Friday, September 14, 2018

The Barbed-Wire University by Midge Gillie - Part Two

In last week's post I described G.I. ingenuity in prisoner of war camps. This week I want to focus on just one aspect of The Barbed-Wire University, the importance of the printed word.

Whereas European POWs could order books from home, it was not until March 1945 (after the war in Europe had ended!) that the British Red Cross even began planning to send books to the Far East. Book lovers had had to fend for themselves throughout the war. In some camps libraries were formed. The only requirement for membership was to contribute a book toward the stash. But prisoners were often forced to hand over their books to the censor shortly after capture.

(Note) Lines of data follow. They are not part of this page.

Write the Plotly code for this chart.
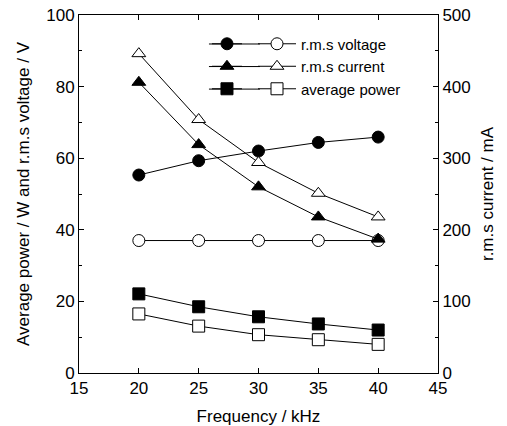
import plotly.graph_objects as go

freq = [20, 25, 30, 35, 40]
volt_filled = [55.3, 59.3, 62.0, 64.4, 65.9]
volt_open = [37.0, 37.0, 37.0, 37.0, 37.0]
curr_filled = [406, 319, 260, 218, 187]
curr_open = [446, 354, 294, 251, 218]
power_filled = [22.1, 18.5, 15.7, 13.7, 12.0]
power_open = [16.5, 13.1, 10.7, 9.3, 8.0]
names = ["r.m.s voltage", "r.m.s current", "average power"]

FONT = "Liberation Sans, Arial, sans-serif"
fig = go.Figure()

def add(y, sym, filled, name, legend, yaxis="y"):
    fig.add_trace(go.Scatter(
        x=freq, y=y, mode="lines+markers", name=name, legend=legend, yaxis=yaxis,
        line=dict(color="black", width=1),
        marker=dict(symbol=sym, size=12, color="black" if filled else "white",
                    line=dict(color="black", width=1)),
    ))

add(volt_filled, "circle", True, " ", "legend")
add(curr_filled, "triangle-up", True, " ", "legend", "y2")
add(power_filled, "square", True, " ", "legend")
add(volt_open, "circle", False, names[0], "legend2")
add(curr_open, "triangle-up", False, names[1], "legend2", "y2")
add(power_open, "square", False, names[2], "legend2")

# connecting line segments between the paired legend symbols
for yy in [0.919, 0.856, 0.793]:
    fig.add_shape(type="line", xref="paper", yref="paper", x0=0.362, x1=0.504,
                  y0=yy, y1=yy, line=dict(color="black", width=1), layer="above")

axcommon = dict(showline=True, linecolor="black", linewidth=1, ticks="inside",
                ticklen=5, tickcolor="black", showgrid=False, zeroline=False,
                ticklabeloverflow="allow",
                tickfont=dict(size=17, family=FONT, color="black"))

fig.update_layout(
    width=507, height=426,
    margin=dict(l=79, r=69, t=15, b=53),
    paper_bgcolor="white", plot_bgcolor="white",
    font=dict(family=FONT, color="black"),
    xaxis=dict(range=[15, 45], dtick=5, mirror="ticks", automargin=False,
               title=dict(text="Frequency / kHz", font=dict(size=17)),
               **axcommon),
    yaxis=dict(range=[0, 100], dtick=20, automargin="left",
               minor=dict(dtick=10, ticks="inside", ticklen=3, tickcolor="black"),
               title=dict(text="Average power / W and r.m.s voltage / V", font=dict(size=17), standoff=12),
               **axcommon),
    yaxis2=dict(range=[0, 500], dtick=100, overlaying="y", side="right", automargin="right",
                minor=dict(dtick=50, ticks="inside", ticklen=3, tickcolor="black"),
                title=dict(text="r.m.s current / mA", font=dict(size=17), standoff=11),
                **axcommon),
    legend=dict(x=0.3565, y=0.965, xanchor="left", yanchor="top", bgcolor="rgba(0,0,0,0)",
                font=dict(size=15), tracegroupgap=0, itemwidth=30),
    legend2=dict(x=0.4847, y=0.965, xanchor="left", yanchor="top", bgcolor="rgba(0,0,0,0)",
                 font=dict(size=15), tracegroupgap=0, itemwidth=38),
)

fig.write_html("out.html", config={"displayModeBar": False},
               post_script="document.body.style.margin='0';")
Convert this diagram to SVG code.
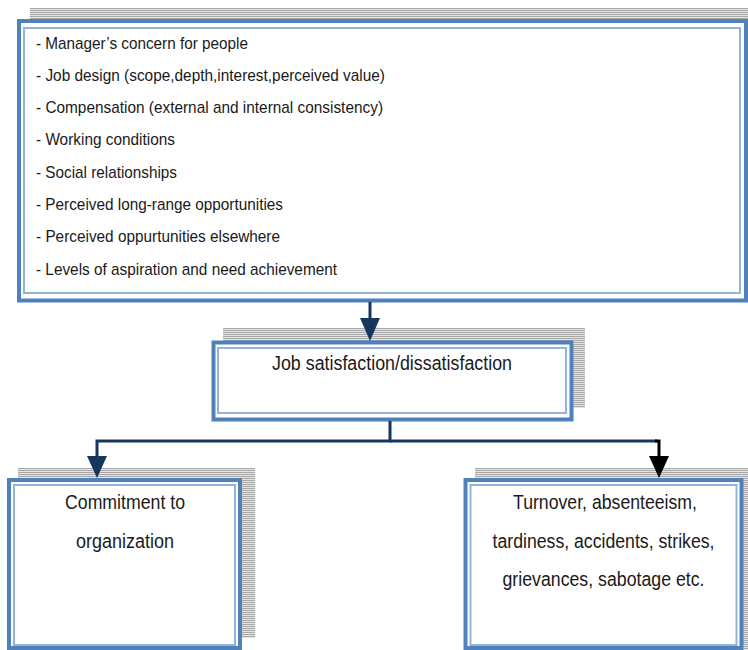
<svg xmlns="http://www.w3.org/2000/svg" width="748" height="650" viewBox="0 0 748 650">
<defs>
<pattern id="stripes" width="4" height="2" patternUnits="userSpaceOnUse">
<rect width="4" height="2" fill="#e4e4e4"/>
<rect width="4" height="1" fill="#a8a8a8"/>
</pattern>
</defs>
<style>
.shadow{fill:url(#stripes);}
.outer{fill:#ffffff;stroke:#4f81bd;stroke-width:4;}
.inner{fill:none;stroke:#95b3d7;stroke-width:2;}
.t{font-family:"Liberation Sans",Arial,sans-serif;fill:#1a1a1a;}
.s{font-size:17px;}
.b{font-size:20px;}
.nav{stroke:#17365d;stroke-width:3;fill:none;}
.blk{stroke:#000000;stroke-width:3;fill:none;}
</style>
<rect width="748" height="650" fill="#ffffff"/>
<g id="factors">
<rect class="shadow" x="30" y="8" width="730" height="280"/>
<rect class="outer" x="19" y="21" width="727" height="279.5"/>
<rect class="inner" x="24" y="28" width="716" height="265"/>
<text class="t s" x="36" y="48.5" textLength="212" lengthAdjust="spacingAndGlyphs">- Manager’s concern for people</text>
<text class="t s" x="36" y="80.8" textLength="349" lengthAdjust="spacingAndGlyphs">- Job design (scope,depth,interest,perceived value)</text>
<text class="t s" x="36" y="113.1" textLength="347" lengthAdjust="spacingAndGlyphs">- Compensation (external and internal consistency)</text>
<text class="t s" x="36" y="145.4" textLength="139" lengthAdjust="spacingAndGlyphs">- Working conditions</text>
<text class="t s" x="36" y="177.7" textLength="141" lengthAdjust="spacingAndGlyphs">- Social relationships</text>
<text class="t s" x="36" y="210" textLength="247" lengthAdjust="spacingAndGlyphs">- Perceived long-range opportunities</text>
<text class="t s" x="36" y="242.3" textLength="244" lengthAdjust="spacingAndGlyphs">- Perceived oppurtunities elsewhere</text>
<text class="t s" x="36" y="274.6" textLength="301" lengthAdjust="spacingAndGlyphs">- Levels of aspiration and need achievement</text>
</g>
<g id="satisfaction">
<rect class="shadow" x="223" y="328" width="362" height="80"/>
<rect class="outer" x="213.5" y="342.5" width="358" height="77"/>
<rect class="inner" x="218" y="348" width="348" height="65"/>
<text class="t b" x="272" y="369.5" textLength="240" lengthAdjust="spacingAndGlyphs">Job satisfaction/dissatisfaction</text>
</g>
<g id="commitment">
<rect class="shadow" x="18" y="468" width="237" height="170"/>
<rect class="outer" x="9" y="480" width="231" height="168"/>
<rect class="inner" x="14" y="485" width="221" height="160"/>
<text class="t b" x="65" y="509" textLength="120" lengthAdjust="spacingAndGlyphs">Commitment to</text>
<text class="t b" x="76" y="548" textLength="98" lengthAdjust="spacingAndGlyphs">organization</text>
</g>
<g id="withdrawal">
<rect class="shadow" x="475" y="468" width="280" height="190"/>
<rect class="outer" x="465.5" y="480" width="276" height="168"/>
<rect class="inner" x="470.5" y="485" width="266" height="160"/>
<text class="t b" x="513" y="509" textLength="184" lengthAdjust="spacingAndGlyphs">Turnover, absenteeism,</text>
<text class="t b" x="492.5" y="547.5" textLength="222" lengthAdjust="spacingAndGlyphs">tardiness, accidents, strikes,</text>
<text class="t b" x="502.5" y="586" textLength="202" lengthAdjust="spacingAndGlyphs">grievances, sabotage etc.</text>
</g>
<g id="connectors">
<line class="nav" x1="370" y1="302" x2="370" y2="322"/>
<polygon points="360,318 380,318 370,341" fill="#17365d"/>
<polyline class="nav" points="390,421 390,441 97,441 97,458"/>
<polygon points="87,456 107,456 97,478" fill="#17365d"/>
<line class="nav" x1="390" y1="441" x2="657" y2="441"/>
<polyline class="blk" points="655,441 659,441 659,458"/>
<polygon points="649,456 669,456 659,478" fill="#000000"/>
</g>
</svg>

The assortment of available books was eclectic to say the least. Fiction by A.J. Cronin, Daphne du Maurier and Richard Llewellyn were in demand, but bored men would read whatever they could get their hands on. Stephen Alexander remembers reading Gone with the Wind, War and Peace, The Musical Companion, Life of Samuel Johnson, some Dante, and The Oxford Book of English Verse. Childhood favorites such as Wind in the Willows, Alice in Wonderland, and Winnie the Pooh were in high demand as read-alouds: As they lay exhausted and starving in their makeshift huts, Alice's transportation to a world of shrinking bodies, summary executions and exotic creatures from which there appeared to be no escape, must have seemed less of a flight of fancy than their own transformation from guardians of one empire to slaves of another. (544)

Artist Ronald Searle held onto his precious books as long as possible, but when forced to march in temperatures of 105 degrees, he lightened his load by discarding his least favorites and by removing the covers of his most treasured volumes. In some Thai camps books were in such short supply that they were cut into pieces so that 12 men could be reading the book at the same time.

Those who loved books had to protect them from smokers who used every piece of available paper to make home-made cigarettes. Paper was so scarce that the chaplain had to give permission for them to use pages of the Bible for this purpose, "after they read it, of course." I found it fascinating that pages of the Bible went up in smoke before any pages containing recipes since food fantasies were everyone's favorite mental escape.

Also of interest is this article on How WWII Turned Soldiers into Bookworms.

Blessings,

1 comment:

Michele Morin said...

Oh, goodness what a brutal period of history.
You do such a good job sharing books that are needed.